> [WHAT IS NEEDED]: Write every entry out again exactly, please, and skip the pictures.

> [EXCERPTED DATA]:

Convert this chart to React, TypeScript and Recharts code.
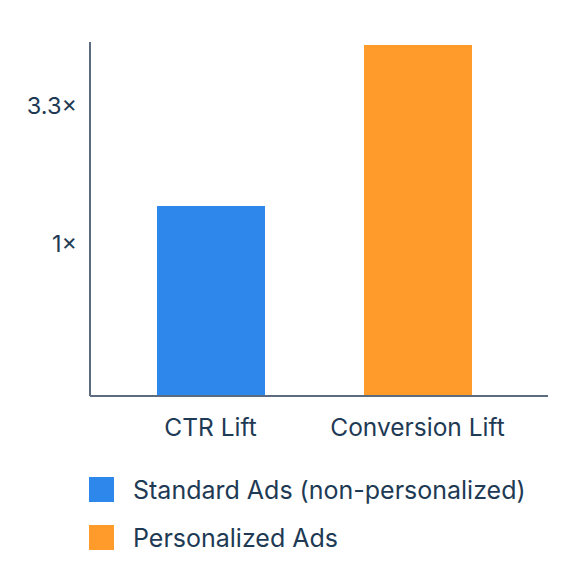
import { BarChart, Bar, XAxis, YAxis, Cell } from 'recharts';

const metrics = ['CTR Lift', 'Conversion Lift'];
const liftValues = [1.39, 5.59];
const seriesNames = ['Standard Ads (non-personalized)', 'Personalized Ads'];
const seriesColors = ['#2E87EB', '#FF9B2B'];
const yTicks = [1, 3.3];

const data = metrics.map((metric, i) => ({
  metric,
  lift: liftValues[i],
}));

const textColor = '#1E3A54';
const axisColor = '#5B6B80';
const font = 'Inter, "Noto Sans", sans-serif';

export default function App() {
  return (
    <div style={{ position: 'relative', width: 558, height: 560, fontFamily: font }}>
      <BarChart
        width={558}
        height={440}
        data={data}
        margin={{ top: 34, right: 18, bottom: 2, left: 0 }}
      >
        <XAxis
          dataKey="metric"
          tickLine={false}
          tickMargin={17}
          height={50}
          padding={{ left: 17, right: 27 }}
          axisLine={{ stroke: axisColor, strokeWidth: 2 }}
          tick={{ fill: textColor, fontSize: 24.5, fontFamily: font }}
        />
        <YAxis
          type="number"
          scale="log"
          domain={[0.2685, 5.74]}
          allowDataOverflow
          ticks={yTicks}
          tickFormatter={(v) => `${v}×`}
          width={82}
          tickLine={false}
          tickMargin={7}
          axisLine={{ stroke: axisColor, strokeWidth: 2 }}
          tick={{ fill: textColor, fontSize: 23.5, fontFamily: font }}
        />
        <Bar dataKey="lift" barSize={108} isAnimationActive={false}>
          {data.map((d, i) => (
            <Cell key={d.metric} fill={seriesColors[i]} />
          ))}
        </Bar>
      </BarChart>
      <div style={{ position: 'absolute', left: 81, top: 469 }}>
        {seriesNames.map((name, i) => (
          <div
            key={name}
            style={{
              display: 'flex',
              alignItems: 'center',
              height: 25,
              marginBottom: 23,
            }}
          >
            <div style={{ width: 25, height: 25, background: seriesColors[i] }} />
            <span style={{ marginLeft: 19, fontSize: 25, color: textColor, whiteSpace: 'nowrap' }}>
              {name}
            </span>
          </div>
        ))}
      </div>
    </div>
  );
}
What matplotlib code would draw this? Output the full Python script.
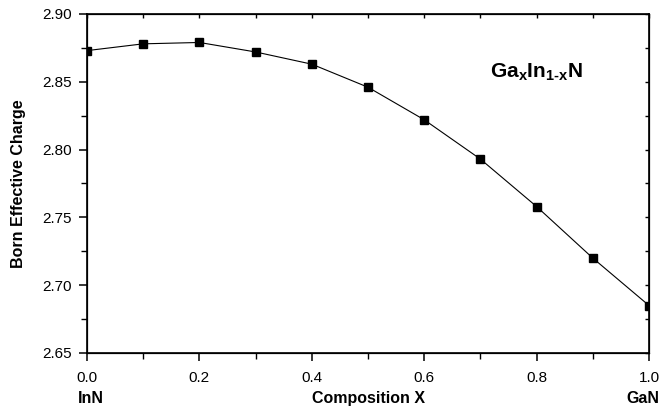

> [FULL RESPONSE]:
Convert this chart to React, TypeScript and Recharts code.
import { BarChart, Bar, XAxis, YAxis, Cell } from 'recharts';

const metrics = ['CTR Lift', 'Conversion Lift'];
const liftValues = [1.39, 5.59];
const seriesNames = ['Standard Ads (non-personalized)', 'Personalized Ads'];
const seriesColors = ['#2E87EB', '#FF9B2B'];
const yTicks = [1, 3.3];

const data = metrics.map((metric, i) => ({
  metric,
  lift: liftValues[i],
}));

const textColor = '#1E3A54';
const axisColor = '#5B6B80';
const font = 'Inter, "Noto Sans", sans-serif';

export default function App() {
  return (
    <div style={{ position: 'relative', width: 558, height: 560, fontFamily: font }}>
      <BarChart
        width={558}
        height={440}
        data={data}
        margin={{ top: 34, right: 18, bottom: 2, left: 0 }}
      >
        <XAxis
          dataKey="metric"
          tickLine={false}
          tickMargin={17}
          height={50}
          padding={{ left: 17, right: 27 }}
          axisLine={{ stroke: axisColor, strokeWidth: 2 }}
          tick={{ fill: textColor, fontSize: 24.5, fontFamily: font }}
        />
        <YAxis
          type="number"
          scale="log"
          domain={[0.2685, 5.74]}
          allowDataOverflow
          ticks={yTicks}
          tickFormatter={(v) => `${v}×`}
          width={82}
          tickLine={false}
          tickMargin={7}
          axisLine={{ stroke: axisColor, strokeWidth: 2 }}
          tick={{ fill: textColor, fontSize: 23.5, fontFamily: font }}
        />
        <Bar dataKey="lift" barSize={108} isAnimationActive={false}>
          {data.map((d, i) => (
            <Cell key={d.metric} fill={seriesColors[i]} />
          ))}
        </Bar>
      </BarChart>
      <div style={{ position: 'absolute', left: 81, top: 469 }}>
        {seriesNames.map((name, i) => (
          <div
            key={name}
            style={{
              display: 'flex',
              alignItems: 'center',
              height: 25,
              marginBottom: 23,
            }}
          >
            <div style={{ width: 25, height: 25, background: seriesColors[i] }} />
            <span style={{ marginLeft: 19, fontSize: 25, color: textColor, whiteSpace: 'nowrap' }}>
              {name}
            </span>
          </div>
        ))}
      </div>
    </div>
  );
}
What matplotlib code would draw this? Output the full Python script.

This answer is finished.